College of Arts and Sciences


  • Panel Focuses on Revolution and Counterrevolution in the Middle East

    September 16, 2011

    International Studies Professor Carmen Gitre is joined by Rutgers History Professor Toby Jones for a panel discussion on revolution and counterrevolution in the Middle East. Their presentation on October 12 centers on the history of revolution in Egypt and on the political implications of the current issues around oil and counterrevolution in Saudi Arabia and Bahrain.

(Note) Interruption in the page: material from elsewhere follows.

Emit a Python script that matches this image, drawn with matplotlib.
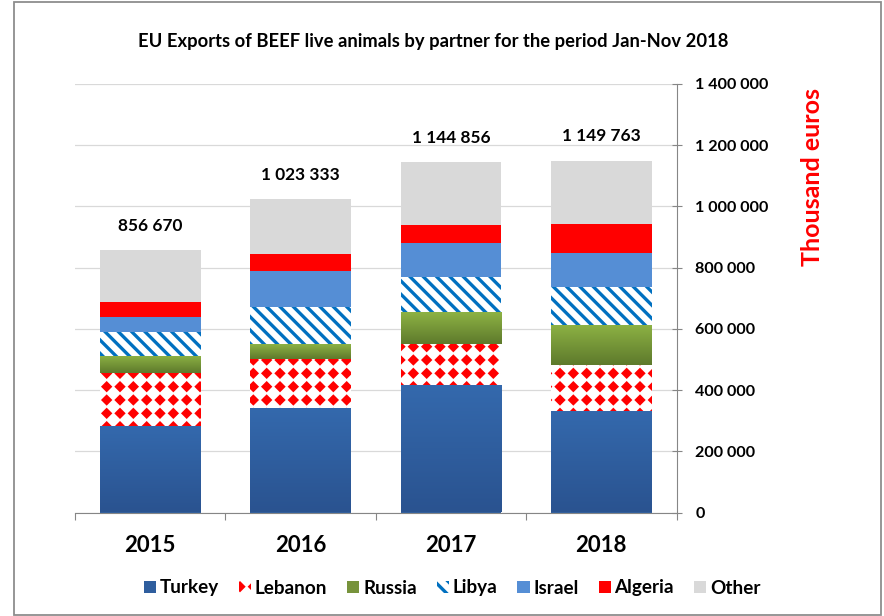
import warnings
warnings.filterwarnings('ignore')
import numpy as np
import matplotlib
matplotlib.use('Agg')
import matplotlib.pyplot as plt
import matplotlib.hatch as mhatch
from matplotlib.path import Path
from matplotlib.patches import Rectangle
from matplotlib.colors import LinearSegmentedColormap
from matplotlib.ticker import FuncFormatter, MultipleLocator

# ---------------- data (thousand euros) ----------------
years = ['2015', '2016', '2017', '2018']
turkey  = [283000, 341000, 417000, 333000]
lebanon = [172000, 160000, 135000, 149000]
russia  = [57000, 49000, 104000, 132000]
libya   = [79000, 123000, 112000, 124000]
israel  = [49000, 115000, 114000, 111000]
algeria = [49000, 58000, 58000, 94000]
other   = [168000, 177000, 205000, 207000]
totals  = [856670, 1023333, 1144856, 1149763]
title = 'EU Exports of BEEF live animals by partner for the period Jan-Nov 2018'
ylabel = 'Thousand euros'

# ---------------- custom diamond-grid hatch ----------------
class DiamondGrid(mhatch.HatchPatternBase):
    def __init__(self, hatch, density):
        self.n = hatch.count('D') * density
        self.num_vertices = 5 * (self.n + 1) ** 2 if self.n else 0

    def set_vertices_and_codes(self, vertices, codes):
        n = self.n
        r = 0.25 / n
        c = np.linspace(0, 1, n + 1)
        cx, cy = np.meshgrid(c, c)
        centers = np.stack([cx.ravel(), cy.ravel()], axis=1)
        shape = np.array([[0, -r], [r, 0], [0, r], [-r, 0], [0, -r]])
        v = (shape[None, :, :] + centers[:, None, :]).reshape(-1, 2)
        vertices[:] = v
        cd = np.array([Path.MOVETO, Path.LINETO, Path.LINETO, Path.LINETO,
                       Path.CLOSEPOLY], dtype=Path.code_type)
        codes[:] = np.tile(cd, len(centers))

mhatch._hatch_types.append(DiamondGrid)

DPI = 80
plt.rcParams['font.family'] = ['Lato', 'DejaVu Sans']
plt.rcParams['hatch.linewidth'] = 3.0

fig = plt.figure(figsize=(884 / DPI, 616 / DPI), dpi=DPI)
ax = fig.add_axes([75 / 884, 1 - 512.5 / 616, (676.5 - 75) / 884, (512.5 - 84) / 616])

x = np.arange(len(years))
width = 0.67
series = [
    ('Turkey', turkey, dict(color='#2F5E9E')),
    ('Lebanon', lebanon, dict(facecolor='white', edgecolor='#FF0000', hatch='D', linewidth=0)),
    ('Russia', russia, dict(color='#77933C')),
    ('Libya', libya, dict(facecolor='white', edgecolor='#0070C0', hatch='\\\\', linewidth=0)),
    ('Israel', israel, dict(color='#558ED5')),
    ('Algeria', algeria, dict(color='#FF0000')),
    ('Other', other, dict(color='#D9D9D9')),
]

gradients = {
    'Turkey': LinearSegmentedColormap.from_list('tk', ['#2A5390', '#3469AD']),
    'Russia': LinearSegmentedColormap.from_list('ru', ['#5E7A2C', '#8DB244']),
}

bottom = np.zeros(len(years))
containers = []
for name, vals, style in series:
    bc = ax.bar(x, vals, width, bottom=bottom, label=name, zorder=2, **style)
    containers.append(bc)
    if name in gradients:
        grad = np.linspace(0, 1, 64).reshape(-1, 1)
        for rect in bc:
            x0, y0 = rect.get_x(), rect.get_y()
            w, h = rect.get_width(), rect.get_height()
            im = ax.imshow(grad, extent=(x0, x0 + w, y0, y0 + h), origin='lower',
                           aspect='auto', cmap=gradients[name], zorder=2.1,
                           interpolation='bilinear')
            im.set_clip_path(rect)
    bottom = bottom + np.array(vals)

# total labels
for xi, tot in zip(x, totals):
    ax.annotate(f'{tot:,}'.replace(',', ' '), (xi, tot), xytext=(0, 22),
                textcoords='offset points', ha='center', va='center',
                fontsize=15.5, fontweight='bold', color='#000000')

ax.set_xlim(-0.5, len(years) - 0.5)
ax.set_ylim(0, 1400000)
ax.yaxis.set_major_locator(MultipleLocator(200000))
ax.yaxis.set_major_formatter(FuncFormatter(lambda v, p: f'{int(v):,}'.replace(',', ' ')))
ax.yaxis.tick_right()
ax.grid(axis='y', color='#D9D9D9', linewidth=1.1, zorder=0)
ax.set_axisbelow(True)

for s in ['top', 'left']:
    ax.spines[s].set_visible(False)
for s in ['right', 'bottom']:
    ax.spines[s].set_color('#868686')
    ax.spines[s].set_linewidth(1.0)

ax.set_xticks(x)
ax.set_xticklabels(years, fontsize=20, fontweight='bold')
ax.tick_params(axis='x', length=0, pad=20)
ax.set_xticks(np.arange(-0.5, len(years)), minor=True)
ax.tick_params(axis='x', which='minor', length=6, color='#868686', width=1.0)
ax.tick_params(axis='y', direction='inout', length=9, color='#868686', width=1.0,
               labelsize=14.5, pad=12.5)
for lab in ax.get_yticklabels():
    lab.set_fontweight('bold')

fig.text(812 / 884, 1 - 177 / 616, ylabel, rotation=90, ha='center', va='center',
         color='#FF0000', fontsize=22.5, fontweight='bold')
fig.text(433 / 884, 1 - 42 / 616, title, ha='center', va='center',
         fontsize=16.5, fontweight='bold', color='#000000')

leg = fig.legend(handles=containers, loc='center', bbox_to_anchor=(452 / 884, 1 - 588 / 616),
                 ncol=7, frameon=False, fontsize=17, handlelength=0.65, handleheight=0.65,
                 handletextpad=0.2, columnspacing=1.05, borderaxespad=0)
for t in leg.get_texts():
    t.set_fontweight('bold')

fig.patches.append(Rectangle((14 / 884, 1 / 616), (880.5 - 14) / 884, (614.5 - 1) / 616,
                             transform=fig.transFigure, fill=False,
                             edgecolor='#8C8C8C', linewidth=1.6))

fig.savefig('out.png', dpi=DPI)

    Professor Gitre joined the College of Arts and Sciences faculty this year. She focuses her scholarship on imperial history, modernity, and culture in the Middle East with particular emphasis on Egypt. Prior to joining the faculty, she taught at Rutgers University and was a graduate fellow in the Center for Historical Analysis.

    Professor Jones conducts research on the modern Middle East, particularly the political intersections between science, technology, the environment, knowledge production, and the state formation; war; and Islamism. He is author of Desert Kingdom: How Oil and Water Forged Modern Saudi Arabia (Harvard University Press, 2010).

    This panel discussion is sponsored by the Pigott McCone Chair in Humanities, History Professor H. Hazel Hahn.

    The presentation, which is free and open to the public, takes place at 3:45 p.m. on October 12, 2012, in Lemieux Library Room 122.

    The College of Arts and Sciences is the largest college in Seattle University. In addition to offering students major and minor degrees in International Studies, the College has 33 undergraduate and 7 advanced degree programs. The College also administers the Global Awareness Program, a specialization available to students in any of the major in any college in the university.